Comments by "GH1618" (@GH-oi2jf) on "Should we abandon the multiverse theory? | Sabine Hossenfelder, Roger Penrose, Michio Kaku" video.
-
I don’t consider Kaku a good role model for young people just starting to get interested in physics. What little I’ve read of Kaku didn’t interest me at all. Admittedly, I am from an earlier generation, so call me old-fashioned, but I think there is a lot of pseudoscience pretending to be science nowadays.
My single most important influence as a teen interested in science ca. 1960 was Gamow’s “One, Two, Three, … Infinity.” I still have it and it is still a good book, although a few numbers need correcting. I expect Gamow was an important influence for many scientists and engineers my age.

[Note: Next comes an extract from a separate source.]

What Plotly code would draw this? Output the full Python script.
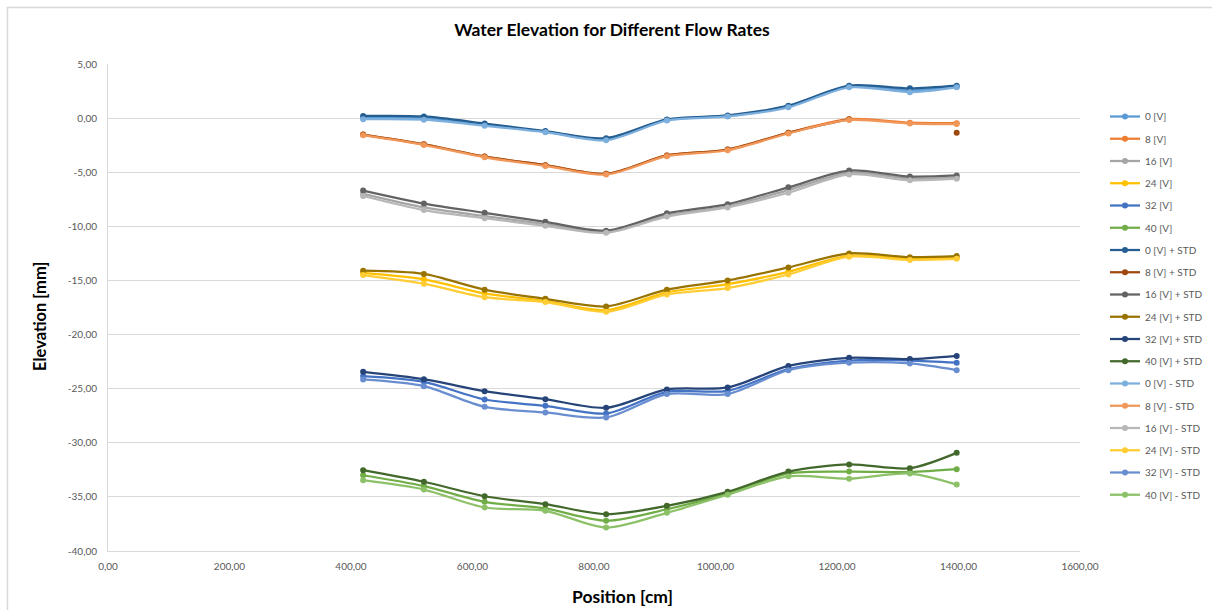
import plotly.graph_objects as go

# ---------------- data ----------------
positions = [420, 520, 620, 720, 820, 920, 1020, 1120, 1220, 1320, 1397]

v0 = [0.05, 0.0, -0.6, -1.25, -1.95, -0.18, 0.2, 1.1, 2.95, 2.55, 2.9]
v8 = [-1.52, -2.42, -3.55, -4.35, -5.15, -3.45, -2.9, -1.35, -0.1, -0.42, -0.47]
v16 = [-7.0, -8.25, -9.05, -9.8, -10.5, -9.0, -8.15, -6.65, -5.05, -5.6, -5.5]
v24 = [-14.3, -14.9, -16.2, -16.9, -17.75, -16.1, -15.35, -14.2, -12.7, -13.0, -12.9]
v32 = [-23.84, -24.37, -26.0, -26.59, -27.29, -25.29, -25.2, -23.2, -22.4, -22.4, -22.6]
v40 = [-33.0, -34.0, -35.46, -36.07, -37.2, -36.14, -34.7, -32.84, -32.66, -32.7, -32.44]

v0_plus = [0.2, 0.15, -0.5, -1.2, -1.85, -0.12, 0.25, 1.15, 3.0, 2.75, 3.0]
v8_plus = [-1.52, -2.42, -3.55, -4.35, -5.15, -3.45, -2.9, -1.35, -0.1, None, -1.35]
v16_plus = [-6.7, -7.9, -8.75, -9.58, -10.4, -8.8, -7.95, -6.4, -4.85, -5.4, -5.3]
v24_plus = [-14.1, -14.4, -15.85, -16.7, -17.4, -15.85, -15.0, -13.8, -12.5, -12.85, -12.75]
v32_plus = [-23.44, -24.12, -25.23, -25.97, -26.77, -25.07, -24.89, -22.9, -22.15, -22.27, -21.97]
v40_plus = [-32.53, -33.6, -34.94, -35.67, -36.6, -35.83, -34.53, -32.66, -32.0, -32.35, -30.93]

v0_minus = [-0.1, -0.15, -0.7, -1.3, -2.05, -0.22, 0.15, 1.0, 2.85, 2.4, 2.85]
v8_minus = [-1.58, -2.48, -3.62, -4.42, -5.22, -3.52, -2.97, -1.42, -0.17, -0.5, -0.55]
v16_minus = [-7.2, -8.5, -9.25, -9.95, -10.6, -9.1, -8.25, -6.9, -5.2, -5.75, -5.6]
v24_minus = [-14.5, -15.3, -16.55, -17.0, -17.9, -16.3, -15.7, -14.45, -12.8, -13.1, -13.0]
v32_minus = [-24.15, -24.77, -26.68, -27.2, -27.66, -25.5, -25.5, -23.3, -22.6, -22.67, -23.29]
v40_minus = [-33.46, -34.32, -35.98, -36.29, -37.83, -36.47, -34.8, -33.1, -33.33, -32.84, -33.86]

series_names = [
    "0 [V]", "8 [V]", "16 [V]", "24 [V]", "32 [V]", "40 [V]",
    "0 [V] + STD", "8 [V] + STD", "16 [V] + STD", "24 [V] + STD", "32 [V] + STD", "40 [V] + STD",
    "0 [V] - STD", "8 [V] - STD", "16 [V] - STD", "24 [V] - STD", "32 [V] - STD", "40 [V] - STD",
]
series_values = [
    v0, v8, v16, v24, v32, v40,
    v0_plus, v8_plus, v16_plus, v24_plus, v32_plus, v40_plus,
    v0_minus, v8_minus, v16_minus, v24_minus, v32_minus, v40_minus,
]

y_ticks = [5, 0, -5, -10, -15, -20, -25, -30, -35, -40]
y_tick_labels = ["5,00", "0,00", "-5,00", "-10,00", "-15,00", "-20,00", "-25,00", "-30,00", "-35,00", "-40,00"]
x_ticks = [0, 200, 400, 600, 800, 1000, 1200, 1400, 1600]
x_tick_labels = ["0,00", "200,00", "400,00", "600,00", "800,00", "1000,00", "1200,00", "1400,00", "1600,00"]

# ---------------- styling ----------------
colors = [
    "#5B9BD5", "#ED7D31", "#A5A5A5", "#FFC000", "#4472C4", "#70AD47",
    "#255E91", "#9E480E", "#636363", "#997300", "#264478", "#43682B",
    "#7CAFDD", "#F1975A", "#B7B7B7", "#FFCD33", "#698ED0", "#8CC168",
]

fig = go.Figure()
for i, (name, vals) in enumerate(zip(series_names, series_values)):
    fig.add_trace(go.Scatter(
        x=positions, y=vals, name=name, mode="lines+markers",
        line=dict(color=colors[i], width=2.25, shape="spline", smoothing=0.8),
        marker=dict(color=colors[i], size=6),
        legendgroup=f"g{i}",
    ))

L, R, T, B = 108, 132, 64, 59
W, H = 1212, 610
pw, ph = W - L - R, H - T - B

fig.update_layout(
    width=W, height=H,
    margin=dict(l=L, r=R, t=T, b=B, autoexpand=False),
    paper_bgcolor="white", plot_bgcolor="white",
    font=dict(family="Lato, 'Open Sans', sans-serif", color="#595959", size=10),
    title=dict(
        text="<b>Water Elevation for Different Flow Rates</b>",
        x=612 / W, xanchor="center", xref="container",
        y=1 - 30 / H, yanchor="middle", yref="container",
        font=dict(family="Lato, sans-serif", size=17.5, color="#000000"),
    ),
    xaxis=dict(
        range=[0, 1600], tickvals=x_ticks, ticktext=x_tick_labels,
        showgrid=False, zeroline=False, showline=True, linecolor="#D9D9D9", linewidth=1,
        ticks="", ticklabelstandoff=6,
        tickfont=dict(size=10, color="#595959"),
        automargin=False,
    ),
    yaxis=dict(
        range=[-40, 5], tickvals=y_ticks, ticktext=y_tick_labels,
        showgrid=True, gridcolor="#D9D9D9", gridwidth=1,
        zeroline=False, showline=True, linecolor="#D9D9D9", linewidth=1,
        ticks="", ticklabelstandoff=8,
        tickfont=dict(size=10, color="#595959"),
        automargin=False,
    ),
    legend=dict(
        x=(1105 - L) / pw, xanchor="left",
        y=(H - B - 102) / ph, yanchor="top",
        font=dict(size=10, color="#595959"),
        tracegroupgap=3.25, itemwidth=30,
        bgcolor="rgba(0,0,0,0)",
    ),
    showlegend=True,
)

# axis titles
fig.add_annotation(
    text="<b>Position [cm]</b>", xref="paper", yref="paper",
    x=(622 - L) / pw, y=-(596 - (H - B)) / ph, xanchor="center", yanchor="middle",
    showarrow=False, font=dict(family="Lato, sans-serif", size=17.5, color="#000000"),
)
fig.add_annotation(
    text="<b>Elevation [mm]</b>", xref="paper", yref="paper",
    x=-(L - 40) / pw, y=(H - B - 317) / ph, xanchor="center", yanchor="middle",
    textangle=-90, showarrow=False,
    font=dict(family="Lato, sans-serif", size=16.5, color="#000000"),
)

# outer chart border
fig.add_shape(
    type="rect", xref="paper", yref="paper",
    x0=(7.5 - L) / pw, x1=(W + 20 - L) / pw,
    y0=-(B + 20) / ph, y1=(H - B - 7.5) / ph,
    line=dict(color="#D9D9D9", width=1.5), fillcolor="rgba(0,0,0,0)", layer="below",
)

fig.write_html("out.html")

I also read Eddington’s “The Nature of the Physical World,” several times. That book is obsolete, but still of historical interest as well as an introduction to scientific thinking. Learning science at a young age isn’t so much about learning the current state of physics and the other physical sciences as it is learning what the scientific method is, i.e. how science is done.
For a more modern influence, Feynman is incomparable for the clarity of his presentation of ideas in physics, and for his refusal to be distracted by flim-flam.
Asimov, of course, wrote many popular books on various sciences. I am reading his collection of essays on physics right now.